Trainwreck: The Astroworld Tragedy

In 2022, Netflix aired “Trainwreck: Woodstock ’99,” a solid documentary about the institutional failures that led to that disaster of a music festival. In 2025, it re-launched the brand with a series of eight more films, all of which aim to put a human face on stories you might’ve only read about online. The first of the new docs is “Trainwreck: The Astroworld Tragedy,” a film that looks at the tragic crowd crush at a Travis Scott concert that killed multiple people in 2022.

This is also one of those true crime documentaries that functions like activism. The doc looks into all of the clear warning signs that led to the deadly event, advocating for change and for people to be held responsible. Crime isn’t always intentional, after all; it can instead be institutional and neglectful. As the deeply uncomfortable footage shows, the people who were there went through something unspeakably horrific. What might justice look like in this case, especially for the victims who are no longer with us?

This Is The Zodiac Speaking

There have been plenty of true crime documentaries about the Zodiac Killer. David Fincher’s “Zodiac” is a modern masterpiece, and in the 1970s, there was even a movie about the Zodiac Killer purely in an attempt to lure him into a trap. It failed, obviously, because decades after he took the lives of multiple people in the San Francisco area … decades after he sent mysterious ciphers to local papers and police, taunting them for being unable to capture him … his identity is still unknown.

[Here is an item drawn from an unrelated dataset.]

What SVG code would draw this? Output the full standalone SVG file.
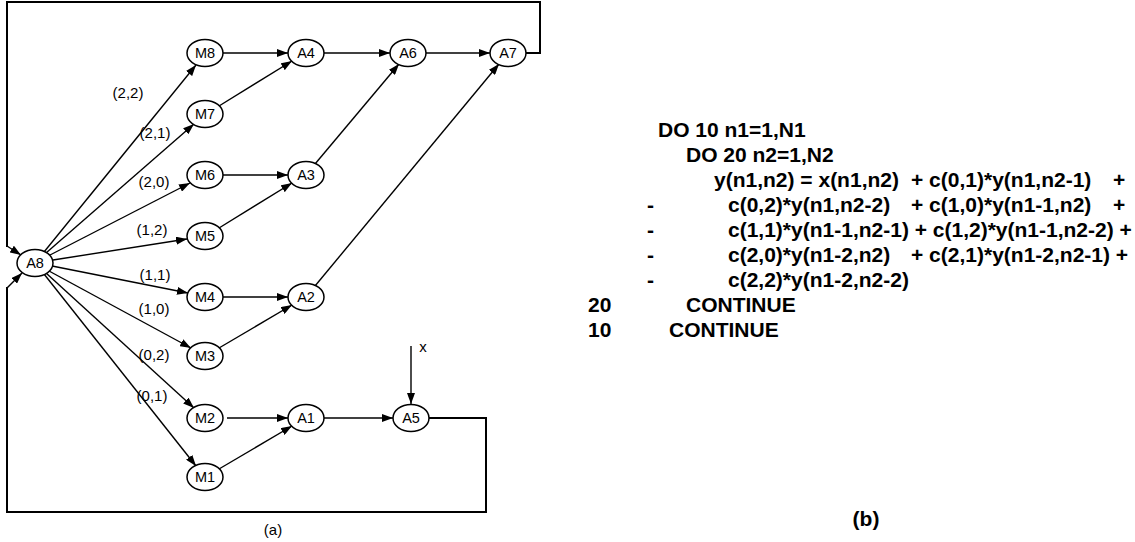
<svg xmlns="http://www.w3.org/2000/svg" width="1135" height="542" viewBox="0 0 1135 542">
<style>
.n ellipse{fill:#fff;stroke:#000;stroke-width:1.5}
.n text{font-family:"Liberation Sans",Arial,sans-serif;font-size:14.5px;text-anchor:middle;fill:#000}
.e{stroke:#000;stroke-width:1.4;fill:none;marker-end:url(#ah)}
.loop{stroke:#000;stroke-width:2;fill:none}
.lbl{font-family:"Liberation Sans",Arial,sans-serif;font-size:15px;fill:#000;text-anchor:middle}
.code{font-family:"Liberation Sans",Arial,sans-serif;font-size:21px;font-weight:bold;fill:#000}
</style>
<defs>
<marker id="ah" markerUnits="userSpaceOnUse" markerWidth="11" markerHeight="8" refX="11" refY="4" orient="auto">
<path d="M0,0 L11,4 L0,8 z" fill="#000"/>
</marker>
</defs>
<g id="connectors">
<path class="loop" d="M526,53 H540 V2 H7 V247"/>
<path class="e" d="M7,246 L21,255"/>
<path class="loop" d="M429,418 H486 V512 H7 V287"/>
<path class="e" d="M7,288 L22,273"/>
<line class="e" x1="44" y1="252" x2="196" y2="65"/>
<line class="e" x1="46" y1="253" x2="194" y2="124"/>
<line class="e" x1="50" y1="255" x2="190" y2="183"/>
<line class="e" x1="53" y1="260" x2="187" y2="239"/>
<line class="e" x1="52" y1="266" x2="188" y2="293"/>
<line class="e" x1="49" y1="271" x2="191" y2="348"/>
<line class="e" x1="46" y1="273" x2="194" y2="408"/>
<line class="e" x1="44" y1="274" x2="196" y2="466"/>
<line class="e" x1="223" y1="53" x2="288" y2="53"/>
<line class="e" x1="219" y1="106" x2="292" y2="61"/>
<line class="e" x1="223" y1="175" x2="288" y2="175"/>
<line class="e" x1="219" y1="228" x2="292" y2="183"/>
<line class="e" x1="223" y1="297" x2="288" y2="297"/>
<line class="e" x1="219" y1="348" x2="292" y2="305"/>
<line class="e" x1="227" y1="418" x2="288" y2="418"/>
<line class="e" x1="219" y1="469" x2="292" y2="426"/>
<line class="e" x1="324" y1="53" x2="390" y2="53"/>
<line class="e" x1="426" y1="53" x2="490" y2="53"/>
<line class="e" x1="315" y1="164" x2="399" y2="64"/>
<line class="e" x1="315" y1="286" x2="499" y2="64"/>
<line class="e" x1="324" y1="418" x2="393" y2="418"/>
<line class="e" x1="411" y1="346" x2="411" y2="404"/>
</g>
<g id="edge-labels">
<text class="lbl" x="128" y="98">(2,2)</text>
<text class="lbl" x="155" y="138">(2,1)</text>
<text class="lbl" x="154" y="187">(2,0)</text>
<text class="lbl" x="152" y="235">(1,2)</text>
<text class="lbl" x="155" y="280">(1,1)</text>
<text class="lbl" x="154" y="314">(1,0)</text>
<text class="lbl" x="154" y="360">(0,2)</text>
<text class="lbl" x="152" y="401">(0,1)</text>
<text class="lbl" x="423" y="352">x</text>
<text class="lbl" x="273" y="535">(a)</text>
</g>
<g id="A8" class="n"><ellipse cx="35" cy="263" rx="18" ry="13.5"/><text x="35" y="268">A8</text></g>
<g id="M8" class="n"><ellipse cx="205" cy="53" rx="18" ry="13.5"/><text x="205" y="58">M8</text></g>
<g id="M7" class="n"><ellipse cx="205" cy="114" rx="18" ry="13.5"/><text x="205" y="119">M7</text></g>
<g id="M6" class="n"><ellipse cx="205" cy="175" rx="18" ry="13.5"/><text x="205" y="180">M6</text></g>
<g id="M5" class="n"><ellipse cx="205" cy="236" rx="18" ry="13.5"/><text x="205" y="241">M5</text></g>
<g id="M4" class="n"><ellipse cx="205" cy="297" rx="18" ry="13.5"/><text x="205" y="302">M4</text></g>
<g id="M3" class="n"><ellipse cx="205" cy="356" rx="18" ry="13.5"/><text x="205" y="361">M3</text></g>
<g id="M2" class="n"><ellipse cx="205" cy="418" rx="18" ry="13.5"/><text x="205" y="423">M2</text></g>
<g id="M1" class="n"><ellipse cx="205" cy="477" rx="18" ry="13.5"/><text x="205" y="482">M1</text></g>
<g id="A4" class="n"><ellipse cx="306" cy="53" rx="18" ry="13.5"/><text x="306" y="58">A4</text></g>
<g id="A3" class="n"><ellipse cx="306" cy="175" rx="18" ry="13.5"/><text x="306" y="180">A3</text></g>
<g id="A2" class="n"><ellipse cx="306" cy="297" rx="18" ry="13.5"/><text x="306" y="302">A2</text></g>
<g id="A1" class="n"><ellipse cx="306" cy="418" rx="18" ry="13.5"/><text x="306" y="423">A1</text></g>
<g id="A6" class="n"><ellipse cx="408" cy="53" rx="18" ry="13.5"/><text x="408" y="58">A6</text></g>
<g id="A5" class="n"><ellipse cx="411" cy="418" rx="18" ry="13.5"/><text x="411" y="423">A5</text></g>
<g id="A7" class="n"><ellipse cx="508" cy="53" rx="18" ry="13.5"/><text x="508" y="58">A7</text></g>
<g id="code">
<text class="code" x="658" y="137">DO 10 n1=1,N1</text>
<text class="code" x="686" y="162">DO 20 n2=1,N2</text>
<text class="code" y="187"><tspan x="714">y(n1,n2) = x(n1,n2)</tspan><tspan x="911">+ c(0,1)*y(n1,n2-1)</tspan><tspan x="1113">+</tspan></text>
<text class="code" y="212"><tspan x="647">-</tspan><tspan x="728">c(0,2)*y(n1,n2-2)</tspan><tspan x="911">+ c(1,0)*y(n1-1,n2)</tspan><tspan x="1113">+</tspan></text>
<text class="code" y="237"><tspan x="647">-</tspan><tspan x="728">c(1,1)*y(n1-1,n2-1) + c(1,2)*y(n1-1,n2-2) +</tspan></text>
<text class="code" y="262"><tspan x="647">-</tspan><tspan x="728">c(2,0)*y(n1-2,n2)</tspan><tspan x="911">+ c(2,1)*y(n1-2,n2-1) +</tspan></text>
<text class="code" y="287"><tspan x="647">-</tspan><tspan x="728">c(2,2)*y(n1-2,n2-2)</tspan></text>
<text class="code" y="312"><tspan x="588">20</tspan><tspan x="686">CONTINUE</tspan></text>
<text class="code" y="337"><tspan x="588">10</tspan><tspan x="669">CONTINUE</tspan></text>
<text class="code" x="866" y="526" text-anchor="middle">(b)</text>
</g>
</svg>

If you watch the Netflix docuseries “This Is The Zodiac Speaking,” however, you might come away thinking you know his identity after all. The show features interviews with people close to one of the case’s main suspects, and the name will be familiar to anyone who’s seen the Fincher film, providing a fascinating true crime counterpoint to that chilling scene where Jake Gyllenhaal’s Robert Graysmith feels trapped in the basement. “This Is The Zodiac Speaking” brings to light what sure feels like new, convincing evidence; depending on who you ask, the man in this film might really be the Zodiac speaking. It’s a must-watch for any true crime obsessive.